**What you should do**
Copy each line of the records that holds the string "matplotlib".

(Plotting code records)
>> Begin

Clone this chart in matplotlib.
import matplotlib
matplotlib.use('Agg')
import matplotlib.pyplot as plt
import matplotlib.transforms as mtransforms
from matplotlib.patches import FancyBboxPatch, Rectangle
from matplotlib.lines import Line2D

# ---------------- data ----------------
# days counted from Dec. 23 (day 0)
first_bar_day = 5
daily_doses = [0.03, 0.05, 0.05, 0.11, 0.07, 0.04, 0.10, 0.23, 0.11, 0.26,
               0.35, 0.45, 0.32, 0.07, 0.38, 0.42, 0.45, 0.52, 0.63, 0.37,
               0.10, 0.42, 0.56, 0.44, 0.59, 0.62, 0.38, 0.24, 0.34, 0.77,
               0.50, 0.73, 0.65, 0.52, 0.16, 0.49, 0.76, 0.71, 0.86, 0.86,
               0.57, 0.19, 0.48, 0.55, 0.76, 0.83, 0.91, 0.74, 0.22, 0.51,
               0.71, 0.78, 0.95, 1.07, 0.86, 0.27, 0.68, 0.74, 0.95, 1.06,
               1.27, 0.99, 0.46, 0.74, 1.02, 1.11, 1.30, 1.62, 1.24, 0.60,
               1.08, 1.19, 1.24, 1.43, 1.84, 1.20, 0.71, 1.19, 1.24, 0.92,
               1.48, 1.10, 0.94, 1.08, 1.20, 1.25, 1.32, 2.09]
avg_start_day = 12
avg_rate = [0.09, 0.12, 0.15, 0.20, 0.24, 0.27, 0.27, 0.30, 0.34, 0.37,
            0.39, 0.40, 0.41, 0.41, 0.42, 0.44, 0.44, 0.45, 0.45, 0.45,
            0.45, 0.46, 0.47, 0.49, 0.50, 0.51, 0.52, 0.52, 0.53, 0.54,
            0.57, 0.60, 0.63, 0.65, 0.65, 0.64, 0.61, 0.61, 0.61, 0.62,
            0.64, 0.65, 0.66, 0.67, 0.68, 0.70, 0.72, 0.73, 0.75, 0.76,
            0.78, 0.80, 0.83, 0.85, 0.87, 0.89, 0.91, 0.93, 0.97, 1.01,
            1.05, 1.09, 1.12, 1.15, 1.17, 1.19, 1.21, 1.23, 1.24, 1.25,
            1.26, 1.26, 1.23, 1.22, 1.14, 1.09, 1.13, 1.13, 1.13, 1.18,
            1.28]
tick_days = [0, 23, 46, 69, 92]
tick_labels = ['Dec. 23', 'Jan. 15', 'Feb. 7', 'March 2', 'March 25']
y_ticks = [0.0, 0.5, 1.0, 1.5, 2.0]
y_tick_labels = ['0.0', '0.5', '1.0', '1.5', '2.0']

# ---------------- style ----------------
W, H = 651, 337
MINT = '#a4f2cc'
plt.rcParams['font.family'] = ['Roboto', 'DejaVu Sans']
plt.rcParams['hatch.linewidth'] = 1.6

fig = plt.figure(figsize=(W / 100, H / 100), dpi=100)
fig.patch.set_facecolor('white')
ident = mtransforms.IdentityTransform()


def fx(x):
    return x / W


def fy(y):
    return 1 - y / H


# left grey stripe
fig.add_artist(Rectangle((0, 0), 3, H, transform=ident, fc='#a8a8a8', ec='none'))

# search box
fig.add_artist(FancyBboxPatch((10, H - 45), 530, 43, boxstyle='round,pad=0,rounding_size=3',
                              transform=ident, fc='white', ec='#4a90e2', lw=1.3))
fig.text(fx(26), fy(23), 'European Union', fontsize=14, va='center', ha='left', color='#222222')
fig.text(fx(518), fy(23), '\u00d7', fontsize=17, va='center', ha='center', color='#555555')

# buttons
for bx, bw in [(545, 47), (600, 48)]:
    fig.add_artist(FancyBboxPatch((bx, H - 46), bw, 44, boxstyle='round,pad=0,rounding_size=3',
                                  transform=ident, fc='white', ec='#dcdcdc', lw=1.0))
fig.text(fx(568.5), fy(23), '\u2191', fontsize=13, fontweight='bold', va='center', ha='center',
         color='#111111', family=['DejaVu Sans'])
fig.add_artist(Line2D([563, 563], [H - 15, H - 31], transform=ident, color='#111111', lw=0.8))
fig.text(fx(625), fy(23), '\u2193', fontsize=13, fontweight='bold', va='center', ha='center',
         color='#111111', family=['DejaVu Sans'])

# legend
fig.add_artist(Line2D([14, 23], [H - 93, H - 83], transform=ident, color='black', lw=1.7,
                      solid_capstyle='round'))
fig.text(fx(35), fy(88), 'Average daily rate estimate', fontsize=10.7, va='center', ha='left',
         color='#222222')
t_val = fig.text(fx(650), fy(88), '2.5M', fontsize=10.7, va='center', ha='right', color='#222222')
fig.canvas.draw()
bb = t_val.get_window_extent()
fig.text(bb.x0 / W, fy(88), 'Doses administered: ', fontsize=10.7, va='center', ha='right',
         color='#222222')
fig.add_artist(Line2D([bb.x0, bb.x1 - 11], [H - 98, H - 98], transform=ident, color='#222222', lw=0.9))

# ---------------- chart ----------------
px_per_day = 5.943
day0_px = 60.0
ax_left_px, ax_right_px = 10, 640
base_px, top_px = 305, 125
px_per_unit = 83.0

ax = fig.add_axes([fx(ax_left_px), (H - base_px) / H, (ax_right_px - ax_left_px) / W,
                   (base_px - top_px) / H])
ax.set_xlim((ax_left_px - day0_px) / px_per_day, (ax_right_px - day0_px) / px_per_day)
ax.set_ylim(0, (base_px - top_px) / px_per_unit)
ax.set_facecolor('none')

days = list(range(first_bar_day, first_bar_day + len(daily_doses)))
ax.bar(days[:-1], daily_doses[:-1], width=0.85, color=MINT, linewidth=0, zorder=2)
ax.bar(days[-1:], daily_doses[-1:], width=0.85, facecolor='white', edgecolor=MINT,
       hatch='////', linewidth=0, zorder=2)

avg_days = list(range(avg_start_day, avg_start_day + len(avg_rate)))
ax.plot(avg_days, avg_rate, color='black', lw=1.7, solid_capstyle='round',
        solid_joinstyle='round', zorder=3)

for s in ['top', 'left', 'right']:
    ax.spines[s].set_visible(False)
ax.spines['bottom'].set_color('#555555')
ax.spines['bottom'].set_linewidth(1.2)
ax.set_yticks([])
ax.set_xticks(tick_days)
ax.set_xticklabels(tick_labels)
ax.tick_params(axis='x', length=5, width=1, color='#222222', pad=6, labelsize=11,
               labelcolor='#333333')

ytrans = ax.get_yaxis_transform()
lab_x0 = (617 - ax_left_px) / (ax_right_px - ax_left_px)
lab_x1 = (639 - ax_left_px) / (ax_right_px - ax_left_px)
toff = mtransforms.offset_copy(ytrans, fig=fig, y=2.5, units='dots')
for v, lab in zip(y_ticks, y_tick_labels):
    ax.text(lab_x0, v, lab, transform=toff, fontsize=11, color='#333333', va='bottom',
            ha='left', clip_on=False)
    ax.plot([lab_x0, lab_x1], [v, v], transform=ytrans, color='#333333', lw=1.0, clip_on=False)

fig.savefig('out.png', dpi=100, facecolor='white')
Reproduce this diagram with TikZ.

>> End

**The result**
Clone this chart in matplotlib.
import matplotlib
matplotlib.use('Agg')
import matplotlib.pyplot as plt
import matplotlib.transforms as mtransforms
from matplotlib.patches import FancyBboxPatch, Rectangle
from matplotlib.lines import Line2D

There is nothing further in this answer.